My wife and I have been together for 9 years, open/poly for about 3-4 of the last years. We've had hookups and a few short/long term relationships (which is what we're mostly looking for), but haven't seen anyone in a few months. Things were great between us.

We recently matched with a woman who said she wanted to see both of us. I had organized a date two weeks ago with just me, as an initial meetup. My wife was busy, and had organized a date with her the following week. We discussed it, and I didn't intend to hookup with this woman on the first date. No excuses, but I did have too much to drink, and we hit it off so well. Like I've never had a first date like that before. And we ended up hooking up.

I told my wife and she was devastated. We have been talking about things and it's clear that I've definitely crossed boundaries and hurt her. She said if I had just messaged her asking, she would have said yes.

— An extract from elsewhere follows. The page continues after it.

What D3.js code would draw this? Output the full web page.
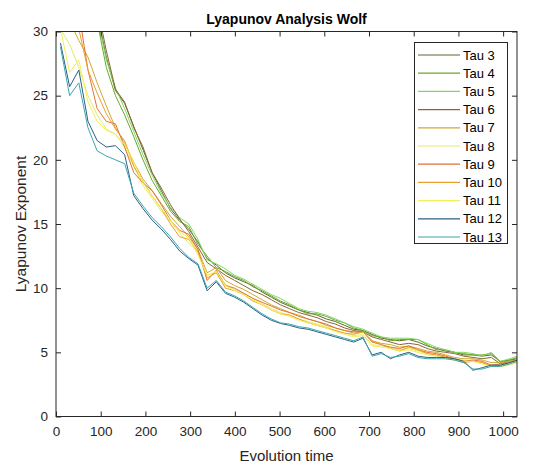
<!DOCTYPE html>
<html><head><meta charset="utf-8">
<script src="https://cdn.jsdelivr.net/npm/d3@7"></script>
<style>
body{margin:0;background:#fff;}
svg{display:block;font-family:"Liberation Sans",Arial,Helvetica,sans-serif;}
</style></head>
<body><svg id="c" width="537" height="465"></svg>
<script>
const xs = [10,30.5,51,71.5,92,112.5,133,153.5,174,194.5,215,235.5,256,276.5,297,317.5,338,358.5,379,399.5,420,440.5,461,481.5,502,522.5,543,563.5,584,604.5,625,645.5,666,686.5,707,727.5,748,768.5,789,809.5,830,850.5,871,891.5,912,932.5,953,973.5,994,1014.5,1032];
const tau3 = [42,39,36.5,34,31.5,28.0,25.4,24.4,22.6,20.8, 19.0,17.6,16.2,15.3,14.6,13.6,12.3,11.8,11.2,10.8, 10.5,10.2,9.7,9.3,8.9,8.6,8.3,8.1,7.9,7.6, 7.4,7.1,6.8,6.7,6.4,6.1,6.0,5.9,6.0,5.8, 5.5,5.3,5.1,5.0,4.8,4.8,4.7,4.8,4.3,4.4, 4.5];
const tau4 = [40,37.5,35,33,30.8,27.2,25.0,23.5,21.8,20.0, 18.4,17.2,16.0,15.2,14.8,13.4,12.5,11.6,11.3,10.9, 10.6,10.1,9.8,9.4,9.0,8.7,8.3,8.0,8.0,7.8, 7.5,7.3,6.9,6.7,6.3,6.2,5.9,6.0,6.0,6.0, 5.6,5.2,5.2,5.0,4.9,4.8,4.8,4.9,4.2,4.4, 4.6];
const tau5 = [41,38,35.5,33.5,31.2,27.8,25.6,24.0,22.2,20.4, 18.8,17.4,16.3,15.5,15.0,13.8,12.2,11.9,11.5,11.0, 10.7,10.3,9.9,9.5,9.2,8.8,8.4,8.2,8.1,7.9, 7.6,7.3,7.0,6.8,6.5,6.2,6.1,6.1,6.1,6.0, 5.7,5.4,5.2,5.0,5.0,4.9,4.7,5.0,4.3,4.5, 4.7];
const tau6 = [43,40,37,34.5,32.0,28.5,25.5,24.5,22.5,21.0, 19.0,17.8,16.5,15.4,14.4,13.2,12.0,11.5,11.0,10.6, 10.2,9.8,9.5,9.1,8.7,8.4,8.1,7.9,7.7,7.4, 7.2,6.9,6.7,6.6,6.2,6.0,5.8,5.6,5.7,5.6, 5.3,5.1,5.0,4.9,4.7,4.6,4.5,4.6,4.1,4.3, 4.4];
const tau7 = [34,30.8,29.3,28.0,26.0,24.2,22.5,21.3,19.8,18.5, 17.6,16.6,15.6,14.8,14.0,13.0,11.2,11.6,10.6,10.2, 9.9,9.5,9.1,8.7,8.4,8.1,7.9,7.6,7.4,7.1, 6.9,6.7,6.5,6.6,5.9,5.7,5.6,5.4,5.5,5.3, 5.1,5.0,4.8,4.6,4.5,4.5,4.4,4.2,4.2,4.3, 4.4];
const tau8 = [30.2,29.0,27.2,25.0,23.5,22.4,22.0,21.0,19.5,18.0, 17.0,16.0,15.2,14.3,13.5,12.8,11.0,11.2,10.3,9.9, 9.6,9.2,8.8,8.4,8.1,7.9,7.6,7.4,7.2,7.0, 6.7,6.5,6.3,6.4,5.6,5.5,5.4,5.2,5.3,5.1, 4.9,4.8,4.6,4.5,4.4,4.3,4.2,4.0,4.0,4.1, 4.3];
const tau9 = [38,35,31.5,27.0,24.0,23.0,22.8,21.0,19.0,18.2, 17.6,16.5,15.3,14.5,14.2,13.0,10.6,11.4,10.2,10.0, 9.6,9.2,8.9,8.6,8.3,8.1,7.8,7.6,7.4,7.2, 6.9,6.7,6.6,6.6,5.8,5.6,5.4,5.3,5.5,5.2, 5.0,4.9,4.7,4.5,4.3,4.4,4.3,4.0,4.1,4.2, 4.4];
const tau10 = [35,32.5,30.2,27.0,25.2,23.6,22.4,21.5,19.5,18.3, 17.2,16.2,15.0,14.0,13.8,12.8,10.8,11.2,10.0,9.8, 9.5,9.0,8.7,8.3,8.0,7.9,7.6,7.3,7.1,6.9, 6.7,6.5,6.4,6.6,5.9,5.6,5.3,5.1,5.4,5.2, 4.9,4.8,4.6,4.4,4.2,4.3,4.2,3.9,4.0,4.2, 4.5];
const tau11 = [30.2,26.8,27.8,24.5,23.0,22.3,22.0,21.2,19.8,18.2, 17.2,16.2,15.3,14.4,13.9,12.6,11.0,11.3,10.2,9.8, 9.5,9.1,8.7,8.3,8.0,7.8,7.5,7.3,7.1,6.9, 6.6,6.4,6.2,6.3,5.5,5.4,5.3,5.1,5.2,5.0, 4.8,4.7,4.5,4.4,4.3,4.3,4.1,3.9,3.9,4.0, 4.2];
const tau12 = [29.1,25.7,27.0,23.0,21.5,21.0,21.1,20.4,17.2,16.2, 15.3,14.6,13.8,12.9,12.3,11.8,9.8,10.5,9.6,9.3, 8.9,8.4,7.9,7.5,7.25,7.1,6.9,6.8,6.6,6.4, 6.2,6.0,5.8,6.1,4.8,5.0,4.5,4.8,5.0,4.7, 4.6,4.6,4.6,4.5,4.3,3.6,3.8,4.0,4.0,4.2, 4.4];
const tau13 = [28.8,25.0,26.0,22.5,20.7,20.3,20.0,19.7,17.4,16.4, 15.5,14.8,14.0,13.1,12.4,11.9,10.0,10.6,9.7,9.4, 9.0,8.5,8.0,7.6,7.3,7.2,7.0,6.9,6.7,6.5, 6.3,6.1,5.9,6.2,4.7,4.9,4.6,4.7,4.9,4.6, 4.5,4.5,4.5,4.4,4.2,3.7,3.7,3.9,3.9,4.1, 4.3];
const seriesNames = ["Tau 3","Tau 4","Tau 5","Tau 6","Tau 7","Tau 8","Tau 9","Tau 10","Tau 11","Tau 12","Tau 13"];
const seriesValues = [tau3,tau4,tau5,tau6,tau7,tau8,tau9,tau10,tau11,tau12,tau13];
const seriesColors = ["#5c6b2e","#6aa82e","#80d860","#8a6630","#d0a830","#e4ea6a","#e0703a","#eaa02a","#f4ee5a","#2a5f86","#3aa6ae"];
const xTicks = [0,100,200,300,400,500,600,700,800,900,1000];
const yTicks = [0,5,10,15,20,25,30];

const svg = d3.select("#c");
const L=56, R=517, T=31.5, B=416.5;
const axisColor="#262626";
const x = d3.scaleLinear().domain([0,1031]).range([L,R]);
const y = d3.scaleLinear().domain([0,30]).range([B,T]);

svg.append("rect").attr("width",537).attr("height",465).attr("fill","#fff");
svg.append("defs").append("clipPath").attr("id","clip").append("rect")
  .attr("x",L).attr("y",T).attr("width",R-L).attr("height",B-T);

const line = d3.line().x((d,i)=>x(xs[i])).y(d=>y(d));
const g = svg.append("g").attr("clip-path","url(#clip)");
seriesValues.forEach((vals,k)=>{
  g.append("path").attr("d",line(vals)).attr("fill","none")
   .attr("stroke",seriesColors[k]).attr("stroke-width",1);
});

function styleAxis(sel){
  sel.select(".domain").remove();
  sel.selectAll("line").attr("stroke",axisColor);
  sel.selectAll("text").attr("fill",axisColor).style("font-size","13.5px").style("font-family","'Liberation Sans',Arial,sans-serif");
}
svg.append("g").attr("transform",`translate(0,${B})`)
  .call(d3.axisBottom(x).tickValues(xTicks).tickFormat(d3.format("d")).tickSizeInner(-5).tickSizeOuter(0).tickPadding(10))
  .call(styleAxis);
svg.append("g").attr("transform",`translate(0,${T})`)
  .call(d3.axisTop(x).tickValues(xTicks).tickFormat("").tickSizeInner(-5).tickSizeOuter(0))
  .call(styleAxis);
svg.append("g").attr("transform",`translate(${L},0)`)
  .call(d3.axisLeft(y).tickValues(yTicks).tickFormat(d3.format("d")).tickSizeInner(-5).tickSizeOuter(0).tickPadding(8))
  .call(styleAxis);
svg.append("g").attr("transform",`translate(${R},0)`)
  .call(d3.axisRight(y).tickValues(yTicks).tickFormat("").tickSizeInner(-5).tickSizeOuter(0))
  .call(styleAxis);

svg.append("rect").attr("x",L).attr("y",T).attr("width",R-L).attr("height",B-T)
  .attr("fill","none").attr("stroke",axisColor).attr("stroke-width",1);

svg.append("text").attr("x",(L+R)/2).attr("y",24).attr("text-anchor","middle")
  .attr("font-weight","bold").attr("font-size","14px").attr("fill","#000").text("Lyapunov Analysis Wolf");
svg.append("text").attr("x",(L+R)/2).attr("y",461).attr("text-anchor","middle")
  .attr("font-size","15px").attr("fill",axisColor).text("Evolution time");
svg.append("text").attr("transform",`translate(26,${(T+B)/2}) rotate(-90)`).attr("text-anchor","middle")
  .attr("font-size","15.5px").attr("fill",axisColor).text("Lyapunov Exponent");

// legend
const lg = svg.append("g");
lg.append("rect").attr("x",414.5).attr("y",42.5).attr("width",93).attr("height",201)
  .attr("fill","#fff").attr("stroke",axisColor).attr("stroke-width",1);
seriesNames.forEach((n,k)=>{
  const yy = 55 + k*18.2;
  lg.append("line").attr("x1",418).attr("x2",460).attr("y1",yy).attr("y2",yy)
    .attr("stroke",seriesColors[k]).attr("stroke-width",1.2);
  lg.append("text").attr("x",463).attr("y",yy).attr("dy","0.35em")
    .attr("font-size","13px").attr("fill","#000").text(n);
});
</script></body></html>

We talked a lot, and even though: a) they had planned a date together, b) my wife was onboard with my date, c) if I had asked she would have said yes to sex, she is upset I never gave her the option of saying no. I take full responsibility for this.

It's put a lot of contention between us. The last two weeks I've been really struggling because I connected with this person (I know, it was just one date) and wanted to continue exploring what everyone had to offer. But my wife has totally shut everything down, and said she isn't interested, and she doesn't want me contacting her. My wife has said she wants to continue to see other people, and enjoys the poly lifestyle but this one person is off limits. She also wants us to see someone else she has in mind, but tbh, I'm completely turned off of everyone except the woman I met up with at this moment.

I don't really know what my question is. If anyone has any advice on how to move forward, repair things, open up possibilities or just constructive criticism, I would be grateful. We're not experts in the poly community, and we're always learning on how to do things better.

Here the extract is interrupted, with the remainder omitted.